= GIVEN INSTRUCTION =
Omit pictures and quote the listing below line by line, from its start through the line that holds "512, 512, 0]".

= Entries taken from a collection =
--

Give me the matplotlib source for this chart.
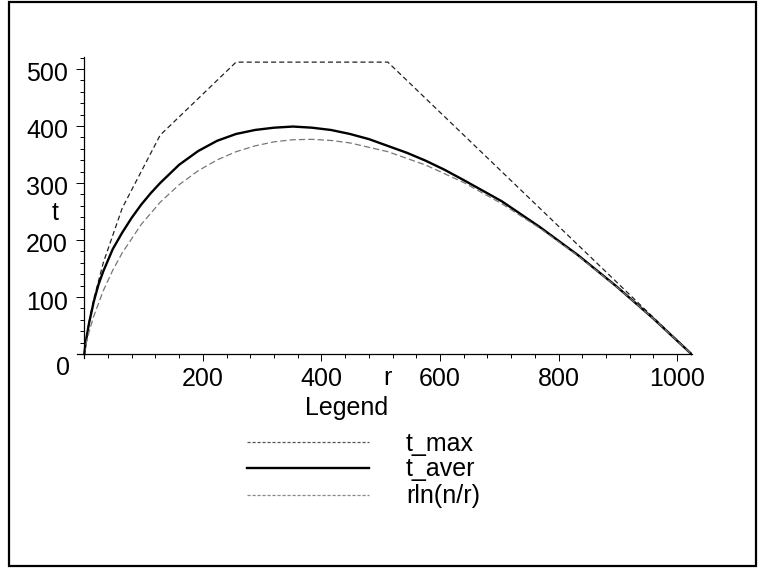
import matplotlib
matplotlib.use("Agg")
import matplotlib.pyplot as plt
import matplotlib.transforms as mtransforms
from matplotlib.patches import Rectangle
from matplotlib.ticker import MultipleLocator, FixedLocator

plt.rcParams['font.family'] = ['Liberation Sans', 'DejaVu Sans']

# ---- data ----
r_max = [0, 1, 2, 4, 8, 16, 32, 64, 128, 256, 512, 1024]
t_max = [0, 10, 18, 32, 56, 96, 160, 256, 384, 512, 512, 0]

r_aver = [0, 2, 4, 8, 16, 24, 32, 48, 64, 80, 96, 112, 128, 160, 192, 224, 256, 288,
          320, 352, 384, 416, 448, 480, 512, 544, 576, 608, 640, 704, 768, 832, 896, 960, 1024]
t_aver = [0, 17, 30, 54, 92, 122, 145, 184, 213, 239, 262, 282, 300, 332, 356, 374, 386, 393,
          397, 399, 397, 393, 386, 377, 365, 353, 339, 323, 305, 268, 223, 174, 120, 62, 0]

r_ln = [0, 1, 2, 4, 8, 16, 32, 48, 64, 96, 128, 160, 192, 224, 256, 288, 320, 352, 384,
        416, 448, 512, 576, 640, 704, 768, 832, 896, 960, 1024]
t_ln = [0, 6.9, 12.5, 22.2, 38.8, 66.5, 110.9, 146.9, 177.4, 227.3, 266.2, 297.0,
        321.4, 340.4, 354.9, 365.1, 372.2, 375.9, 376.6, 374.6, 370.3, 354.9, 331.4,
        300.8, 263.8, 220.9, 172.7, 119.6, 62.0, 0]

x_major = [200, 400, 600, 800, 1000]
y_major = [100, 200, 300, 400, 500]
legend_labels = ["t_max", "t_aver", "rln(n/r)"]

FS = 18

W, H = 762, 569
fig = plt.figure(figsize=(W / 100, H / 100), dpi=100)

def fx(px):
    return px / W

def fy(py):
    return 1 - py / H

# outer frame
fig.patches.append(Rectangle((fx(9), fy(566)), fx(756) - fx(9), fy(2) - fy(566),
                             transform=fig.transFigure, fill=False,
                             edgecolor='black', linewidth=1.6))

ax = fig.add_axes([fx(77), fy(358), fx(692) - fx(77), fy(57) - fy(358)])
ax.set_xlim(-12.3, 1025)
ax.set_ylim(-7, 521)

ax.plot(r_max, t_max, color='#222222', linewidth=0.9, linestyle=(0, (4, 2.5)))
ax.plot(r_aver, t_aver, color='black', linewidth=1.7)
ax.plot(r_ln, t_ln, color='#777777', linewidth=0.9, linestyle=(0, (5, 2.5)))

for s in ['top', 'right']:
    ax.spines[s].set_visible(False)
ax.spines['left'].set_position(('data', 0))
ax.spines['bottom'].set_position(('data', 0))
for s in ['left', 'bottom']:
    ax.spines[s].set_linewidth(0.9)

ax.xaxis.set_major_locator(FixedLocator(x_major))
ax.xaxis.set_minor_locator(MultipleLocator(40))
ax.yaxis.set_major_locator(FixedLocator(y_major))
ax.yaxis.set_minor_locator(MultipleLocator(20))

# x labels: baseline ~32 px below the axis
ax.tick_params(axis='x', which='major', direction='out', length=4.8, width=0.7,
               labelsize=FS, pad=18.0)
ax.tick_params(axis='x', which='minor', direction='out', length=3.1, width=0.7)
ax.tick_params(axis='y', which='major', direction='out', length=5.8, width=0.7,
               labelsize=FS, pad=6)
ax.tick_params(axis='y', which='minor', direction='out', length=2.9, width=0.7)
ax.set_xticklabels([str(v) for v in x_major], va='baseline')
ax.set_yticklabels([str(v) for v in y_major], va='baseline')
offset = mtransforms.ScaledTranslation(0, -12.5 / 100, fig.dpi_scale_trans)
for lab in ax.get_yticklabels():
    lab.set_transform(lab.get_transform() + offset)

# origin label, axis labels
fig.text(fx(63), fy(375), "0", fontsize=FS, ha='center', va='baseline')
fig.text(fx(387), fy(385), "r", fontsize=FS, ha='center', va='baseline')
fig.text(fx(55), fy(220), "t", fontsize=FS, ha='center', va='baseline')

# legend
fig.text(fx(346.5), fy(415), "Legend", fontsize=FS, ha='center', va='baseline')
ly = [442, 468, 495]
tb = [451, 476, 503]
styles = [dict(color='#555555', linewidth=0.9, linestyle=(0, (2.5, 1.5))),
          dict(color='black', linewidth=1.7, linestyle='-'),
          dict(color='#888888', linewidth=0.9, linestyle=(0, (2.5, 1.5)))]
for y, b, lab, st in zip(ly, tb, legend_labels, styles):
    fig.add_artist(plt.Line2D([fx(247), fx(369)], [fy(y), fy(y)],
                              transform=fig.transFigure, **st))
    fig.text(fx(406), fy(b), lab, fontsize=FS, ha='left', va='baseline')

fig.savefig("out.png", dpi=100)
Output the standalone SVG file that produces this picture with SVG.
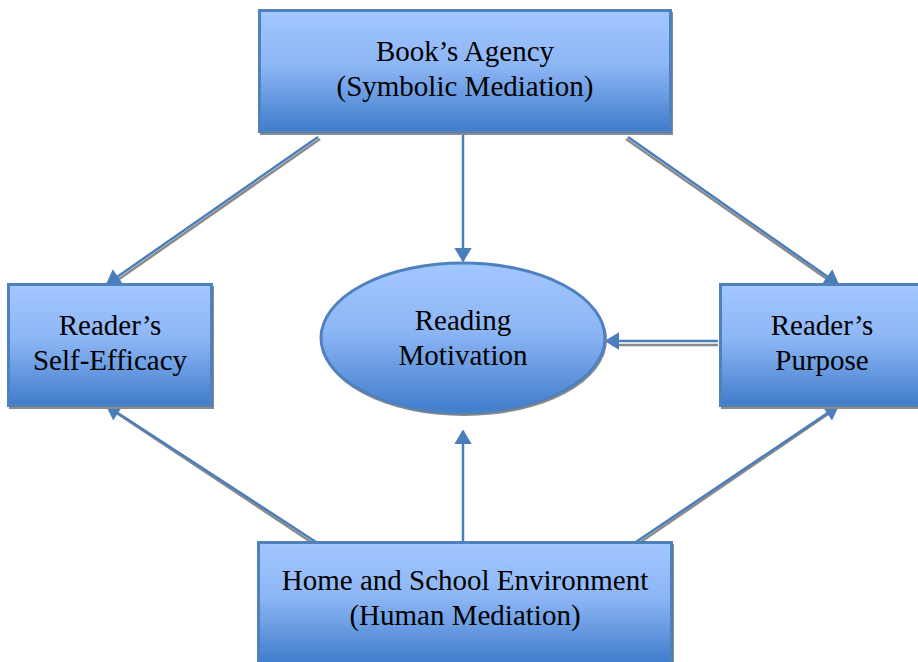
<svg xmlns="http://www.w3.org/2000/svg" width="918" height="662" viewBox="0 0 918 662">
  <style>
    .box { fill: url(#blueGrad); stroke: #4F81BD; stroke-width: 3; }
    .shadow { fill: #8A8A8A; }
    .label { font-family: "Liberation Serif", "Times New Roman", serif; font-size: 29px; fill: #000; text-anchor: middle; }
    .edge { stroke: #4A7EBB; stroke-width: 2.5; fill: none; marker-end: url(#arrow); }
    .edge-shadow { stroke: #8A8A8A; stroke-width: 2.5; fill: none; }
  </style>
  <defs>
    <linearGradient id="blueGrad" x1="0" y1="0" x2="0" y2="1">
      <stop offset="0" stop-color="#A3C7FF"/>
      <stop offset="0.45" stop-color="#8DB6F5"/>
      <stop offset="1" stop-color="#3F7CCB"/>
    </linearGradient>
    <!-- filled triangular arrowhead shared by every connector -->
    <marker id="arrow" viewBox="0 0 10 12" refX="9" refY="6" markerWidth="6" markerHeight="7" markerUnits="strokeWidth" orient="auto">
      <path d="M0,0 L10,6 L0,12 Z" fill="#4A7EBB"/>
    </marker>
  </defs>

  <!-- connectors -->
  <g id="connectors">
    <line class="edge-shadow" x1="320" y1="139" x2="112" y2="284"/>
    <line class="edge" x1="318" y1="137" x2="107" y2="284"/>
    <line class="edge" x1="463" y1="134" x2="463" y2="261"/>
    <line class="edge-shadow" x1="626" y1="139" x2="834" y2="284"/>
    <line class="edge" x1="628" y1="137" x2="838" y2="284"/>
    <line class="edge-shadow" x1="718" y1="345" x2="612" y2="345"/>
    <line class="edge" x1="718" y1="341" x2="606" y2="341"/>
    <line class="edge-shadow" x1="320" y1="548" x2="112" y2="410"/>
    <line class="edge" x1="322" y1="546" x2="107" y2="406"/>
    <line class="edge" x1="463" y1="546" x2="463" y2="431"/>
    <line class="edge-shadow" x1="632" y1="548" x2="834" y2="410"/>
    <line class="edge" x1="630" y1="546" x2="838" y2="406"/>
  </g>

  <g id="book-agency">
    <rect class="shadow" x="260" y="12" width="413" height="123"/>
    <rect class="box" x="259.5" y="10.5" width="411" height="121"/>
    <text class="label" x="465" y="61">Book’s Agency</text>
    <text class="label" x="465" y="96">(Symbolic Mediation)</text>
  </g>

  <g id="self-efficacy">
    <rect class="shadow" x="9" y="286" width="205" height="123"/>
    <rect class="box" x="8.5" y="284.5" width="203" height="121"/>
    <text class="label" x="110" y="335">Reader’s</text>
    <text class="label" x="110" y="370">Self-Efficacy</text>
  </g>

  <g id="reading-motivation">
    <ellipse class="shadow" cx="464" cy="340" rx="143" ry="76"/>
    <ellipse class="box" cx="463" cy="338" rx="142" ry="75"/>
    <text class="label" x="463" y="330">Reading</text>
    <text class="label" x="463" y="365">Motivation</text>
  </g>

  <g id="purpose">
    <rect class="shadow" x="721" y="286" width="205" height="123"/>
    <rect class="box" x="720.5" y="284.5" width="203" height="121"/>
    <text class="label" x="822" y="335">Reader’s</text>
    <text class="label" x="822" y="370">Purpose</text>
  </g>

  <g id="environment">
    <rect class="shadow" x="259" y="544" width="415" height="123"/>
    <rect class="box" x="258.5" y="542.5" width="413" height="121"/>
    <text class="label" x="465" y="590">Home and School Environment</text>
    <text class="label" x="465" y="625">(Human Mediation)</text>
  </g>
</svg>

--

= WRITTEN ANSWER =
Give me the matplotlib source for this chart.
import matplotlib
matplotlib.use("Agg")
import matplotlib.pyplot as plt
import matplotlib.transforms as mtransforms
from matplotlib.patches import Rectangle
from matplotlib.ticker import MultipleLocator, FixedLocator

plt.rcParams['font.family'] = ['Liberation Sans', 'DejaVu Sans']

# ---- data ----
r_max = [0, 1, 2, 4, 8, 16, 32, 64, 128, 256, 512, 1024]
t_max = [0, 10, 18, 32, 56, 96, 160, 256, 384, 512, 512, 0]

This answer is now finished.